Well, in times past—from feudal fiefdoms to Victorian villas—younger sons were often banished from their noble fathers’ mansions, sent off to the army or the church where they would succeed or fail on their own. The eldest son, however, was to the manor born, and was never treated in the manner of his younger siblings. Not for him the shame of exile or exclusion from the elegant elites. Male primogeniture reigned.

Therefore, when I eventually became old enough to understand my status as the eldest grandson in my somewhat-Victorian grandfather’s family, I more or less assumed I would benefit in a fashion similar to those earlier first-born scions of society’s finest families. Not only that, but in addition to my favourable birth-rank, I stood poised (I thought) at the leading edge of the greatest population boom in modern times, the boomers. The world would be there for our taking; none could stand against us.

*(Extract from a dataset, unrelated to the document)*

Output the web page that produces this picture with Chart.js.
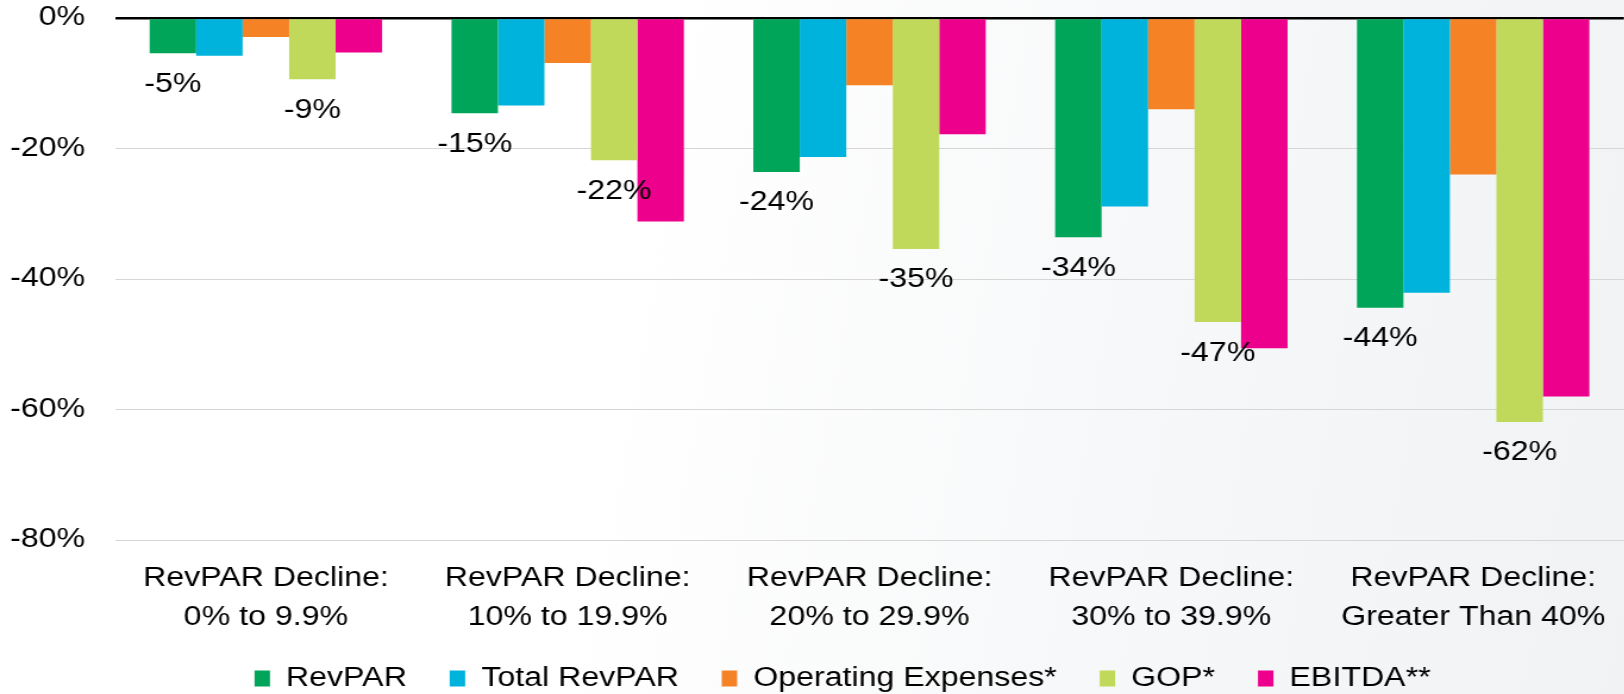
<!DOCTYPE html>
<html lang="en">
<head>
<meta charset="UTF-8">
<title>Decline by RevPAR band</title>
<script src="https://cdn.jsdelivr.net/npm/chart.js@4"></script>
<style>
  html, body { margin: 0; padding: 0; width: 1624px; height: 694px; overflow: hidden; }
  body { background: linear-gradient(100deg, #ffffff 38%, #f7f8f9 68%, #f1f2f3 100%); }
  /* the source chart is stretched sideways, so draw narrow and widen */
  .stretch { width: 1368px; height: 702px; transform: scaleX(1.19); transform-origin: 0 0; }
</style>
</head>
<body>
<div class="stretch"><canvas id="chart" width="1368" height="702"></canvas></div>
<script>
// categories and series
const categories = [
  ['RevPAR Decline:', '0% to 9.9%'],
  ['RevPAR Decline:', '10% to 19.9%'],
  ['RevPAR Decline:', '20% to 29.9%'],
  ['RevPAR Decline:', '30% to 39.9%'],
  ['RevPAR Decline:', 'Greater Than 40%']
];
const revpar            = [-5.4, -14.6, -23.6, -33.6, -44.4];
const totalRevpar       = [-5.8, -13.4, -21.3, -28.9, -42.1];
const operatingExpenses = [-2.9, -6.9, -10.3, -14.0, -24.0];
const gop               = [-9.4, -21.8, -35.4, -46.6, -61.9];
const ebitda            = [-5.3, -31.2, -17.8, -50.6, -58.0];
const yMin = -80;
const yMax = 0;
const yStep = 20;

const FONT = '"Liberation Sans", Arial, sans-serif';

// value labels under RevPAR and GOP bars
const valueLabels = {
  id: 'valueLabels',
  afterLayout(chart) {
    // legend sits a bit right of centre in the original
    chart.legend.left += 24;
    chart.legend.right += 24;
  },
  afterDatasetsDraw(chart) {
    const ctx = chart.ctx;
    ctx.save();
    ctx.font = '27px ' + FONT;
    ctx.fillStyle = '#000';
    ctx.textAlign = 'center';
    ctx.textBaseline = 'middle';
    chart.data.datasets.forEach((ds, i) => {
      if (!ds.showValues) return;
      chart.getDatasetMeta(i).data.forEach((bar, j) => {
        ctx.fillText(Math.round(ds.data[j]) + '%', bar.x, bar.y + 31);
      });
    });
    ctx.restore();
  }
};

new Chart(document.getElementById('chart'), {
  type: 'bar',
  data: {
    labels: categories,
    datasets: [
      { label: 'RevPAR', data: revpar, backgroundColor: '#00A55A', showValues: true },
      { label: 'Total RevPAR', data: totalRevpar, backgroundColor: '#00B3DD' },
      { label: 'Operating Expenses*', data: operatingExpenses, backgroundColor: '#F58225' },
      { label: 'GOP*', data: gop, backgroundColor: '#C1D95A', showValues: true },
      { label: 'EBITDA**', data: ebitda, backgroundColor: '#EC008C' }
    ]
  },
  options: {
    responsive: false,
    animation: false,
    devicePixelRatio: 1,
    layout: { padding: { top: 18, left: 0, right: 0, bottom: 0 } },
    datasets: { bar: { categoryPercentage: 0.77, barPercentage: 1.0, borderWidth: 0 } },
    plugins: {
      legend: {
        position: 'bottom',
        labels: {
          font: { family: FONT, size: 27 },
          color: '#000',
          boxWidth: 13,
          boxHeight: 16,
          padding: 36
        }
      },
      tooltip: { enabled: false }
    },
    scales: {
      x: {
        grid: { display: false, drawTicks: false },
        border: { display: false },
        ticks: {
          color: '#000',
          font: { family: FONT, size: 27, lineHeight: 1.45 },
          padding: 19,
          maxRotation: 0,
          autoSkip: false
        },
        afterFit(scale) { scale.height = 89; }
      },
      y: {
        min: yMin,
        max: yMax,
        grid: {
          drawTicks: false,
          color: c => c.tick.value === 0 ? '#000' : '#d6d6d6',
          lineWidth: c => c.tick.value === 0 ? 2.5 : 1
        },
        border: { display: false },
        ticks: {
          stepSize: yStep,
          color: '#000',
          font: { family: FONT, size: 27 },
          padding: 25,
          callback: v => v + '%'
        },
        afterFit(scale) {
          scale.width = 96.6;
          scale.paddingTop = 0;
          scale.paddingBottom = 0;
        }
      }
    }
  },
  plugins: [valueLabels]
});
</script>
</body>
</html>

[An aside: it occurs to me as I write this that perhaps, as a child, I was too steeped in Victorian delusions of grandeur. Ah, well…]
In any case, here I sit today, silenced, stifled, and insignificant, gloomily appraising my paltry position on the generational flowchart—not riding the crest of a great wave as I had assumed, a triumphant shout upon my lips—but rather receding slowly and soundlessly into a forgotten fragment of twentieth-century demographic distribution, the silent generation.
There is a painting, The Scream, completed in 1893 by Edvard Munch, himself the eldest son in his family. Famously considered to represent the universal angst of modern man, it portrays the artist at a particularly anxious time in his life. Since my banishment from the boomer ranks, I have looked at it closely and repeatedly, wondering what it sounded like, that scream. In similar torment, I have tried to copy it, tried to unveil my own scream of protest at the unfairness of it all.

“Let me in!” I open my mouth to cry, but no sound emerges. Oblivious to my silent suffering, the boomers tramp on, adhering to their own imperatives, a wholly-engrossed horde of humanity resolutely heading who knows where. Without me.
And so, ‘tis true. I am a boomer no more.